…The Democrat’s positions are very much in the majority — a new kind of “silent majority” that leans to center-left as opposed to Nixon’s center-right grouping.
They are not the people posting multiple diaries on blogs like Daily Kos, or obsessing over the latest doings inside the Beltway — as you probably do if you’re reading this. They’re too busy making a modest living.
They are, instead, the people that we see so often when TV or radio tries some rare “man on the street” reporting — bashing the war in Iraq or asking the government to stay out of their bedroom, and occasionally getting funny looks from reporters who fail to realize just how “mainstream” these points of view actually are.
They are cab drivers and nurses, waitresses and insurance agents. They don’t read blogs but most of them vote — and so it’s why the Democrats got the most ballots for president in 1992, 1996, and 2000, and came within an eyelash of ousting “a war president” in 2004.
The things that this “silent majority” believes may not boil down easily to a single word or a short soundbite, but they are common sense ideals, and truly American. And so they believe in family values and probably in a God as well, but not in the government intruding on their private lives, let along reading their emails. They believe in a strong defense, but not in wars that America starts first. They believe in free-market capitalism, as long as rich people pay their fair share and the environment is protected.
True, in many ways they are a different “silent majority” from the one that elected Richard Nixon in 1968. Times have changed.
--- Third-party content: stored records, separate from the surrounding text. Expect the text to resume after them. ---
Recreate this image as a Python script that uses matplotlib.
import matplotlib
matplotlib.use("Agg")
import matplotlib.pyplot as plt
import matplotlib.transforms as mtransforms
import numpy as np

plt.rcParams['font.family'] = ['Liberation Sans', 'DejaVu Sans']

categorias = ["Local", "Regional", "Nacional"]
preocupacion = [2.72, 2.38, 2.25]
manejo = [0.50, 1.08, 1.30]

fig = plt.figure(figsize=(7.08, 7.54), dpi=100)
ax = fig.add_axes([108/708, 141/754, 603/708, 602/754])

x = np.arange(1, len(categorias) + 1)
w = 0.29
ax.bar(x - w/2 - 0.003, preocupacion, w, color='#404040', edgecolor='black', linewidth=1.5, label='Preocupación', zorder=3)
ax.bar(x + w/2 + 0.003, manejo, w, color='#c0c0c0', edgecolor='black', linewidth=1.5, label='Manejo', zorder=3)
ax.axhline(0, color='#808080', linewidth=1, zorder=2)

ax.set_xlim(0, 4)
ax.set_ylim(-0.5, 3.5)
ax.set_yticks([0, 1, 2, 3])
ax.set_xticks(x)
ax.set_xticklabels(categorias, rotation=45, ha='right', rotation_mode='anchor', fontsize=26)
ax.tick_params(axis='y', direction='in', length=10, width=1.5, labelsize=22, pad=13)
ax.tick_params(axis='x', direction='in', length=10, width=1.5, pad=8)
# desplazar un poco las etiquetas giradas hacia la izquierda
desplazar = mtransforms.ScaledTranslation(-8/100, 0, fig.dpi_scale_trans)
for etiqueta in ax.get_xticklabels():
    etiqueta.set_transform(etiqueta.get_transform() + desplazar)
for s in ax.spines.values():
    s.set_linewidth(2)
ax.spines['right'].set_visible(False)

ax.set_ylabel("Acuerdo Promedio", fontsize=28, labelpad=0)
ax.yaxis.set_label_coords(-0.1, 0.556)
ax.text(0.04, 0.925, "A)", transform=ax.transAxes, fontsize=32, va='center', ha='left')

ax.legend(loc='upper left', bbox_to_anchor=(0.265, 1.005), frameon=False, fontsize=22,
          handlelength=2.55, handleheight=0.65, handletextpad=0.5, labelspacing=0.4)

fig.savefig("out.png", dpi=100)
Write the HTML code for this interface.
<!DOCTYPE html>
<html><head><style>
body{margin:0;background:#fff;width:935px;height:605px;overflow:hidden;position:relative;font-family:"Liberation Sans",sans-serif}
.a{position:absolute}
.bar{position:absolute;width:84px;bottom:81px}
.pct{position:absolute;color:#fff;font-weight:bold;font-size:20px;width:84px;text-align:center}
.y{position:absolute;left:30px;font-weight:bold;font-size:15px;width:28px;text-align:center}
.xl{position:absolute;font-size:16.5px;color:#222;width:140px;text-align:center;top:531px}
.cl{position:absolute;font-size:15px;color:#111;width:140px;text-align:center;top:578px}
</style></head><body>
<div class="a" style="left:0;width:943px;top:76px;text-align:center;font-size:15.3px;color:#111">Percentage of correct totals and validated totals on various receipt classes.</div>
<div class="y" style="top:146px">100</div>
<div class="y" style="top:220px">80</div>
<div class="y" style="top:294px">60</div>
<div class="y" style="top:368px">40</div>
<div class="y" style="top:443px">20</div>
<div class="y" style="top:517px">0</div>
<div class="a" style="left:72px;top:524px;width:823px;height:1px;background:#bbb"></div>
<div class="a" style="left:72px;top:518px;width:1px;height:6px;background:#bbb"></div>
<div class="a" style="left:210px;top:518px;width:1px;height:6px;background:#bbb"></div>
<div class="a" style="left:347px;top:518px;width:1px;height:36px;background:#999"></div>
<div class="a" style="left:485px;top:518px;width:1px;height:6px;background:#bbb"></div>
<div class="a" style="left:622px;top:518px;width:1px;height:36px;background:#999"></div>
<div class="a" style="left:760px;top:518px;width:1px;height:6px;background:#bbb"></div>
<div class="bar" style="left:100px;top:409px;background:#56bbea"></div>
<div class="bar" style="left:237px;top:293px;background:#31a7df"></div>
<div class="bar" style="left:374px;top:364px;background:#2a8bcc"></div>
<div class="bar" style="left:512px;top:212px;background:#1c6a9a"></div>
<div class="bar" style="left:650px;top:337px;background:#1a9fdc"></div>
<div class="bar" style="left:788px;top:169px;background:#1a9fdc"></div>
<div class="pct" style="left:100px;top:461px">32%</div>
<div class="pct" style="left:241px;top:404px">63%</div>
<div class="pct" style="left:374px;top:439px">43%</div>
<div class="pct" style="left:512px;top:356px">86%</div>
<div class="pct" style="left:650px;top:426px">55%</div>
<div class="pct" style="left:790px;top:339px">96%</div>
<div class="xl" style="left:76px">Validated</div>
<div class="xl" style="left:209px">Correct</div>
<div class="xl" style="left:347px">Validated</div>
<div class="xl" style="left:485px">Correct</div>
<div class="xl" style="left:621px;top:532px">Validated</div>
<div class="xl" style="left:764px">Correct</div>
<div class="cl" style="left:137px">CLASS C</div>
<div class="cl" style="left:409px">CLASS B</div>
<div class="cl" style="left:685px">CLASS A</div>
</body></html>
America is both more diverse and — Lou Dobbs and his noisy minority of fanatics notwithstanding — tolerates more diversity.
And so they are all around you, and yet this “silent majority” is able to hide in plain sight, not just from the news media but even from the leaders of the Democratic Party, the partisans who would seem best positioned to represent them in D.C.
And so we watch a Democratic Party that is splitting itself in two, arguing what’s the real message and what’s the best way to woo over a mass of people who might very well tell you — if you would just listen — that “you had me at ‘hello.'” And we guess there will always be debates over strategy and tactics — that’s why consultants and even a few bloggers get paid the big bucks.
But at the end of the day, should it really be hard for a Democrat like Sherrod Brown to win in 2006?
Everyone should just stop yelling for a moment…and listen to your silent majority.